The regime’s decision to disband the NLD and other parties has already made the junta’s proposed election even less credible.

If an election is held, it is likely that the majority of people inside the country will not participate in it or accept the result and neither will the international community. The regime’s election will only be an attempt to restore ‘legitimacy’ to prolong military rule. Myanmar has gone back to the pre-2010 period, when the previous military regime ruled, but this time things are going to be much worse.

The Myanmar military has no desire to allow space for civilian-led politics.
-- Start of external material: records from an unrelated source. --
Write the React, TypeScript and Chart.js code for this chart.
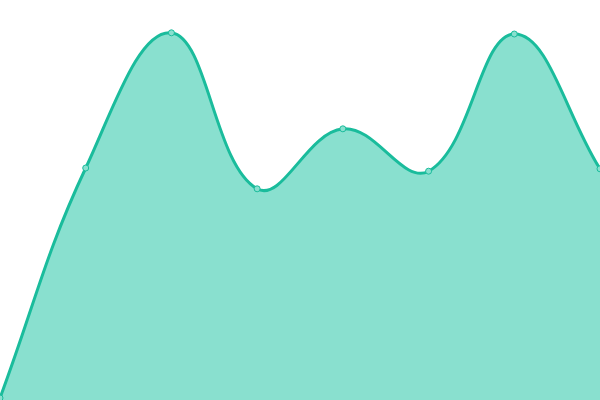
import React, { useRef, useEffect } from "react";
import Chart from "chart.js/auto";

const labels = ["1", "2", "3", "4", "5", "6", "7", "8"];
const values = [0.5, 58, 91.8, 52.8, 67.8, 57.2, 91.5, 57.8];

const App: React.FC = () => {
  const chartRef = useRef<HTMLCanvasElement | null>(null);

  useEffect(() => {
    document.body.style.margin = "0";
    if (!chartRef.current) return;
    const ctx = chartRef.current.getContext("2d");
    if (!ctx) return;

    const chart = new Chart(ctx, {
      type: "line",
      data: {
        labels,
        datasets: [
          {
            data: values,
            fill: true,
            backgroundColor: "rgba(137, 224, 207, 1)",
            borderColor: "#1abc9c",
            borderWidth: 3,
            tension: 0.4,
            pointRadius: 3,
            pointBackgroundColor: "#89e0cf",
            pointBorderColor: "#1abc9c",
            pointBorderWidth: 1,
          },
        ],
      },
      options: {
        responsive: false,
        animation: false,
        layout: { padding: 0, autoPadding: false },
        scales: {
          x: { display: false, offset: false },
          y: { display: false, min: 0, max: 100 },
        },
        plugins: {
          legend: { display: false },
          tooltip: { enabled: false },
        },
      },
    });

    return () => {
      chart.destroy();
    };
  }, []);

  return (
    <div style={{ position: "fixed", top: 0, left: 0, width: 600, height: 400 }}>
      <canvas ref={chartRef} width={600} height={400} />
    </div>
  );
};

export default App;
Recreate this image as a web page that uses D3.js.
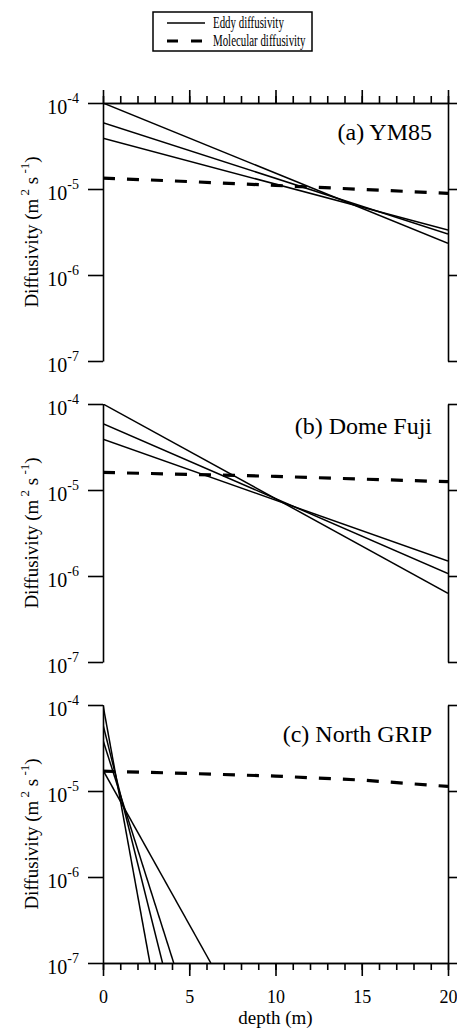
<!DOCTYPE html>
<meta charset="utf-8">
<style>
  body { margin: 0; background: #fff; }
  svg, text { font-family: "Liberation Serif", "Times New Roman", serif; fill: #000; }
  .axis path, .axis line { stroke: #000; stroke-width: 1.6; }
  .eddy { fill: none; stroke: #000; stroke-width: 1.5; }
  .molecular { fill: none; stroke: #000; stroke-width: 3.2; stroke-dasharray: 12,12; }
</style>
<body>
<script src="https://d3js.org/d3.v7.min.js"></script>
<script>

// ---- data ----
var panelNames = ["(a) YM85", "(b) Dome Fuji", "(c) North GRIP"];
var legendNames = ["Eddy diffusivity", "Molecular diffusivity"];

var yTicks = [1e-4, 1e-5, 1e-6, 1e-7];
var yTickExponents = ["-4", "-5", "-6", "-7"];
var xMajorTicks = [0, 5, 10, 15, 20];
var xMinorTicks = [0, 1, 2, 3, 4, 5, 6, 7, 8, 9, 10, 11, 12, 13, 14, 15, 16, 17, 18, 19, 20];

// eddy diffusivity (straight on the log axis) : depth pairs and value pairs
var eddyYM85Depth = [[0, 20], [0, 20], [0, 20]];
var eddyYM85 = [[1.0e-4, 2.34e-6], [5.9e-5, 3.0e-6], [3.9e-5, 3.33e-6]];
var eddyDomeFujiDepth = [[0, 20], [0, 20], [0, 20]];
var eddyDomeFuji = [[1.0e-4, 6.3e-7], [5.9e-5, 1.07e-6], [3.9e-5, 1.49e-6]];
var eddyNGRIPDepth = [[0, 2.72], [0, 3.45], [0, 4.1], [0, 6.25]];
var eddyNGRIP = [[1.0e-4, 1e-7], [5.9e-5, 1e-7], [3.9e-5, 1e-7], [1.75e-5, 1e-7]];

// molecular diffusivity
var molDepth = [0, 5, 10, 15, 20];
var molYM85 = [1.34e-5, 1.22e-5, 1.1e-5, 9.9e-6, 8.9e-6];
var molDomeFuji = [1.6e-5, 1.52e-5, 1.44e-5, 1.34e-5, 1.25e-5];
var molNGRIP = [1.7e-5, 1.6e-5, 1.49e-5, 1.34e-5, 1.13e-5];

// ---- layout ----
var width = 457, height = 1033;
var left = 103, right = 448;
var panelTops = [103, 404, 705];
var panelHeight = 258;
var titleOffsets = [37, 30, 37];
var serif = '"Liberation Serif", "Times New Roman", serif';

var panels = [
  { name: panelNames[0], eddyDepth: eddyYM85Depth, eddy: eddyYM85, mol: molYM85 },
  { name: panelNames[1], eddyDepth: eddyDomeFujiDepth, eddy: eddyDomeFuji, mol: molDomeFuji },
  { name: panelNames[2], eddyDepth: eddyNGRIPDepth, eddy: eddyNGRIP, mol: molNGRIP }
];

var svg = d3.select("body").append("svg")
    .attr("width", width)
    .attr("height", height);

var x = d3.scaleLinear().domain([0, 20]).range([left, right]);

panels.forEach(function(p, i) {
  var top = panelTops[i], bottom = top + panelHeight;
  var y = d3.scaleLog().domain([1e-7, 1e-4]).range([bottom, top]);
  var g = svg.append("g");

  g.append("clipPath").attr("id", "clip" + i)
    .append("rect")
    .attr("x", left).attr("y", top)
    .attr("width", right - left).attr("height", panelHeight);

  var line = d3.line()
      .x(function(d) { return x(d[0]); })
      .y(function(d) { return y(d[1]); });

  var plot = g.append("g").attr("clip-path", "url(#clip" + i + ")");

  p.eddy.forEach(function(vals, k) {
    var pts = vals.map(function(v, j) { return [p.eddyDepth[k][j], v]; });
    plot.append("path").attr("class", "eddy").attr("d", line(pts));
  });

  plot.append("path")
      .attr("class", "molecular")
      .attr("d", line(molDepth.map(function(d, j) { return [d, p.mol[j]]; })));

  // left / right axes
  g.append("g").attr("class", "axis")
      .attr("transform", "translate(" + left + ",0)")
      .call(d3.axisLeft(y).tickValues(yTicks).tickSize(15).tickSizeOuter(0).tickFormat(""));
  g.append("g").attr("class", "axis")
      .attr("transform", "translate(" + right + ",0)")
      .call(d3.axisRight(y).tickValues(yTicks).tickSize(15).tickSizeOuter(0).tickFormat(""));

  // y tick labels 10^n
  yTicks.forEach(function(v, k) {
    var t = g.append("text")
        .attr("x", 79)
        .attr("y", y(v) + 11)
        .attr("text-anchor", "end")
        .attr("font-family", serif)
        .style("font-size", "20px")
        .text("10");
    t.append("tspan")
        .attr("dy", -11)
        .style("font-size", "14px")
        .text(yTickExponents[k]);
  });

  // y title
  var yt = g.append("text")
      .attr("transform", "translate(38," + (top + panelHeight / 2) + ") rotate(-90)")
      .attr("text-anchor", "middle")
      .attr("font-family", serif)
      .style("font-size", "19px")
      .text("Diffusivity (m");
  yt.append("tspan").attr("dy", -9).style("font-size", "13px").text(" 2");
  yt.append("tspan").attr("dy", 9).text(" s");
  yt.append("tspan").attr("dy", -9).style("font-size", "13px").text(" -1");
  yt.append("tspan").attr("dy", 9).text(")");

  // panel title
  g.append("text")
      .attr("x", 432)
      .attr("y", top + titleOffsets[i])
      .attr("text-anchor", "end")
      .attr("font-family", serif)
      .style("font-size", "24px")
      .text(p.name);

  // top axis on first panel, bottom axis on last
  if (i === 0) {
    g.append("g").attr("class", "axis")
        .attr("transform", "translate(0," + top + ")")
        .call(d3.axisTop(x).tickValues(xMinorTicks).tickSize(7).tickSizeOuter(0).tickFormat(""));
    g.append("g").attr("class", "axis")
        .attr("transform", "translate(0," + top + ")")
        .call(d3.axisTop(x).tickValues(xMajorTicks).tickSize(13).tickSizeOuter(0).tickFormat(""));
  }
  if (i === panels.length - 1) {
    g.append("g").attr("class", "axis")
        .attr("transform", "translate(0," + bottom + ")")
        .call(d3.axisBottom(x).tickValues(xMinorTicks).tickSize(7).tickSizeOuter(0).tickFormat(""));
    var xb = g.append("g").attr("class", "axis")
        .attr("transform", "translate(0," + bottom + ")")
        .call(d3.axisBottom(x).tickValues(xMajorTicks).tickSize(13).tickSizeOuter(0).tickPadding(14));
    xb.attr("font-family", serif).attr("font-size", 18);
    xb.selectAll("text").attr("fill", "#000");
    g.append("text")
        .attr("x", x(10))
        .attr("y", 1024)
        .attr("text-anchor", "middle")
        .attr("font-family", serif)
        .style("font-size", "19px")
        .text("depth (m)");
  }
});

// legend
var legend = svg.append("g").attr("transform", "translate(153,12)");
legend.append("rect")
    .attr("width", 159).attr("height", 39)
    .attr("fill", "#fff").attr("stroke", "#000").attr("stroke-width", 1.5);
legendNames.forEach(function(name, k) {
  legend.append("line")
      .attr("class", k === 0 ? "eddy" : "molecular")
      .attr("x1", 14).attr("x2", 52)
      .attr("y1", 11 + k * 18).attr("y2", 11 + k * 18)
      .style("stroke-dasharray", k === 0 ? null : "11,13");
  var t = legend.append("text")
      .attr("x", 60).attr("y", 16 + k * 18)
      .attr("font-family", serif)
      .style("font-size", "16px")
      .text(name);
  // the legend text in the figure is set narrow; squeeze it to fit the box
  var w = t.node().getComputedTextLength();
  t.attr("textLength", w * 0.68).attr("lengthAdjust", "spacingAndGlyphs");
});

</script>
</body>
The road to negotiations is closed on both sides.

The irony is that the military-drafted 2008 constitution granted the military a quarter of all parliamentary seats and three ministerial portfolios along with other special powers, privileges and immunity from prosecution for human rights violations.

But the military was always afraid of losing its power, privileges and right to govern or ‘guardian’ the country when civilian political parties like the NLD had much more support. It was for that reason that the junta staged the 2021 coup, declared the 2020 general election invalid and announced plans to hold a new poll under newly-drafted electoral laws.

The military would have enjoyed more respect if they had decided to work with the NLD after its 2020 election victory, instead of staging a coup.

Now, though, Myanmar people look on the military with deep disgust and regard them as murderers, rapists and thugs. The criminals who rule Myanmar today have no intention of giving up power. That makes their proposed election even less credible and makes it likely that the country’s crisis will deepen and that violence will increase.